SUPPLIED DATA:
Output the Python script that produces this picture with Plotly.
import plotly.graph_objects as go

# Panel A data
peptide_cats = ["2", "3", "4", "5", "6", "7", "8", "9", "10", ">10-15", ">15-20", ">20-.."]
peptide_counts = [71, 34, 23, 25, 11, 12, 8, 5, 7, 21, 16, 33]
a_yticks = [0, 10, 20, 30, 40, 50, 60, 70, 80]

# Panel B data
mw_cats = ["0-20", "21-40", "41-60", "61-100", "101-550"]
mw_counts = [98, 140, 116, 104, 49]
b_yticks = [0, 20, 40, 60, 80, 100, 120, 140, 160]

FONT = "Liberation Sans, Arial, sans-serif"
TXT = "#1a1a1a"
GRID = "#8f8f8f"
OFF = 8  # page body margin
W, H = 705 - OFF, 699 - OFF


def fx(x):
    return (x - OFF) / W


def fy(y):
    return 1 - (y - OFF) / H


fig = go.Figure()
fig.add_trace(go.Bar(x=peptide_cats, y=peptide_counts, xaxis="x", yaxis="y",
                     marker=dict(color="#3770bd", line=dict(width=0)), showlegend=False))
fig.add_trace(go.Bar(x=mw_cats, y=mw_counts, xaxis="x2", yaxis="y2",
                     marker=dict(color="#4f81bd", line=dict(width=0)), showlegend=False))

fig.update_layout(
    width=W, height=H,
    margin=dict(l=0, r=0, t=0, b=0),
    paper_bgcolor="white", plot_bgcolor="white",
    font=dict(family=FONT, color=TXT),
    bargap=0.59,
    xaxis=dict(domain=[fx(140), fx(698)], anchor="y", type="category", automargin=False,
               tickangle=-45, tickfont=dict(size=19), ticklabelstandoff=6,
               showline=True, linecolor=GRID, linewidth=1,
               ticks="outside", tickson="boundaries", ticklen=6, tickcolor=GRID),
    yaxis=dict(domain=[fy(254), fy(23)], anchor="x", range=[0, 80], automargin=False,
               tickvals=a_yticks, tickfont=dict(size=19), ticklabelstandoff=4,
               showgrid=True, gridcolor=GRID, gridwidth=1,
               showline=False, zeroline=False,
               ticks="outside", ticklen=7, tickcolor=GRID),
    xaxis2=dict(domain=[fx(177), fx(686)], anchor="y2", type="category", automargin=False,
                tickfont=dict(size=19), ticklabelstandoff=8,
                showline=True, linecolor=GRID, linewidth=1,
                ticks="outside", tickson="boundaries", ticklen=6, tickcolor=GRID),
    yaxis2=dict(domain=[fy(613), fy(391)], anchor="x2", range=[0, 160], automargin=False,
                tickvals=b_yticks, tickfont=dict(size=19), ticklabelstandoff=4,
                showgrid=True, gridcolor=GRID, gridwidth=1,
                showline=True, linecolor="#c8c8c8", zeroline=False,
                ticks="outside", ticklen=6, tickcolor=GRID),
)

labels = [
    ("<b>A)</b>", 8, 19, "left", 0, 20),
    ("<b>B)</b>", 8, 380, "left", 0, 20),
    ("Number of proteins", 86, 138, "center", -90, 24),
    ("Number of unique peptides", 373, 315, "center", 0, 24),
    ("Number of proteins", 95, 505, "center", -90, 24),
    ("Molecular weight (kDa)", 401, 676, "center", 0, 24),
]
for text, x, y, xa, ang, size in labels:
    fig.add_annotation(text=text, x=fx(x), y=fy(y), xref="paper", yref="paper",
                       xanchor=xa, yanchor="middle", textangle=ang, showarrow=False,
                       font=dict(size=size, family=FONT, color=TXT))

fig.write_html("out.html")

--

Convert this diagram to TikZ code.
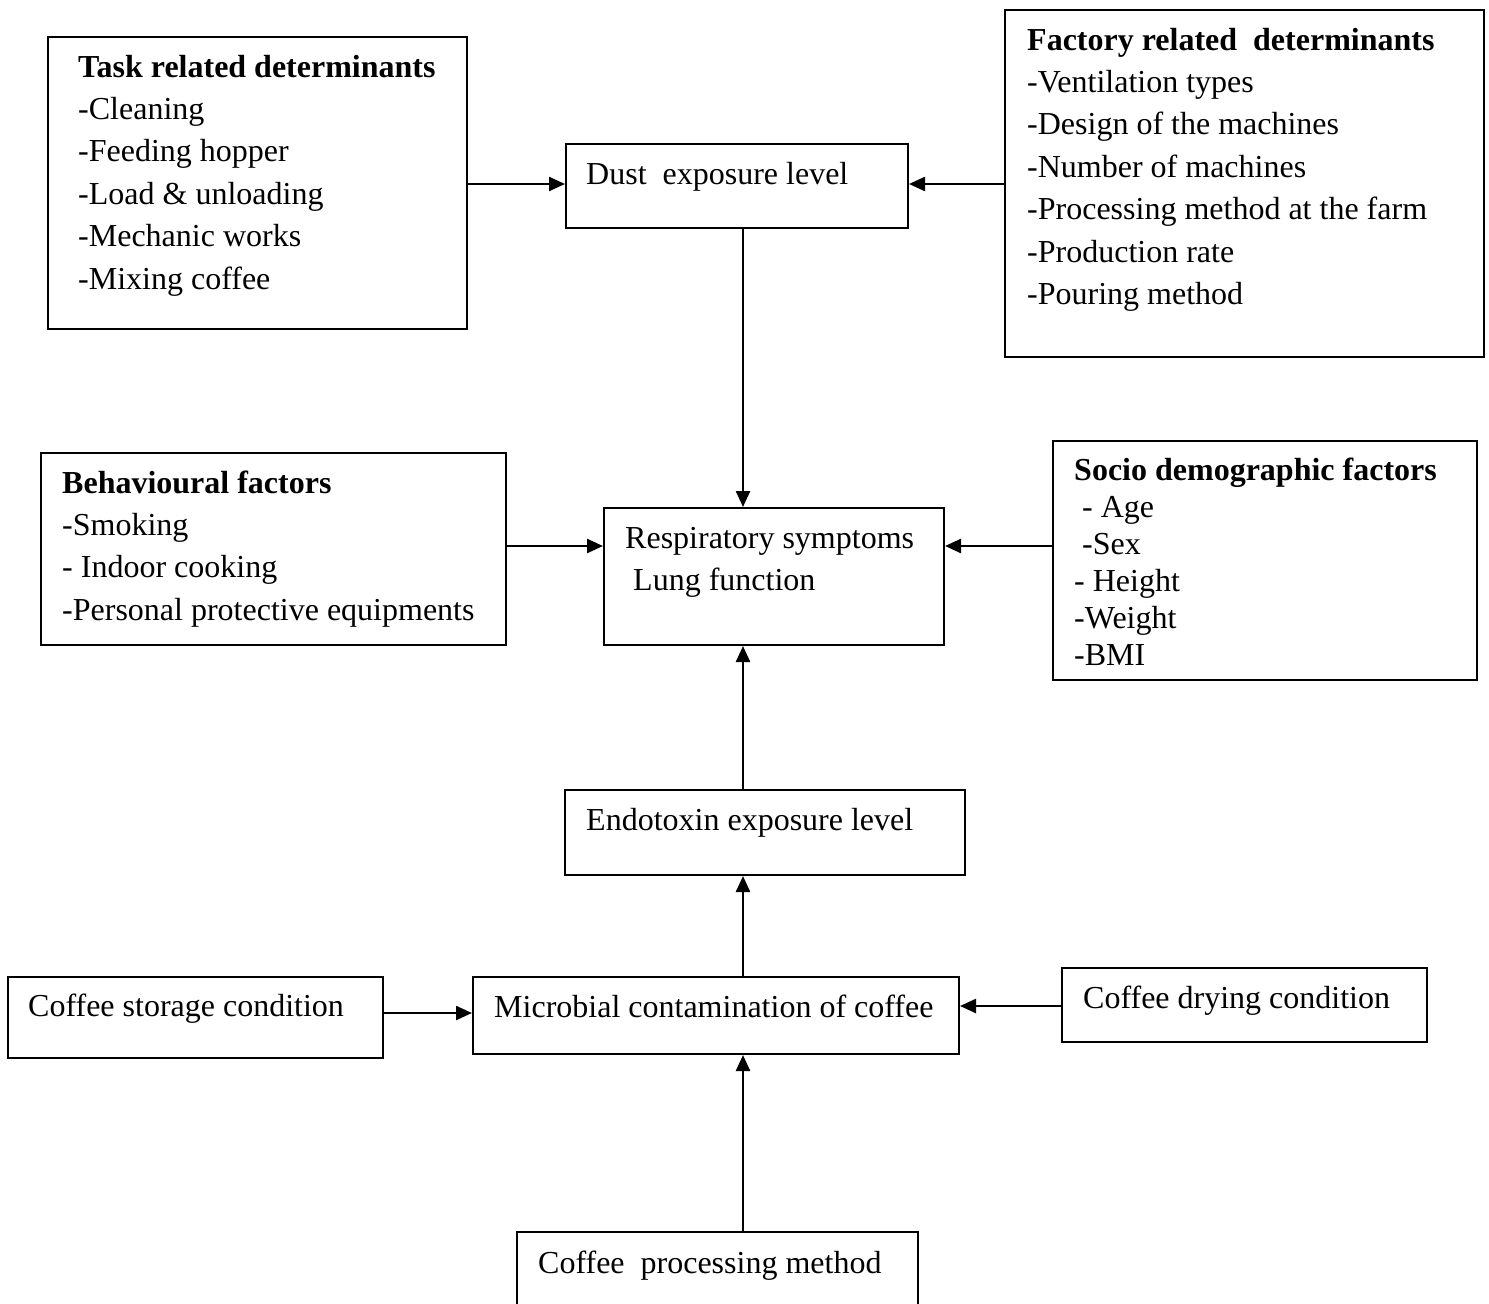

EXERCISE PROMPT: Looking at the records above, report how many lines contain the word "this". Answer with the number only.

EXPECTED ANSWER: 2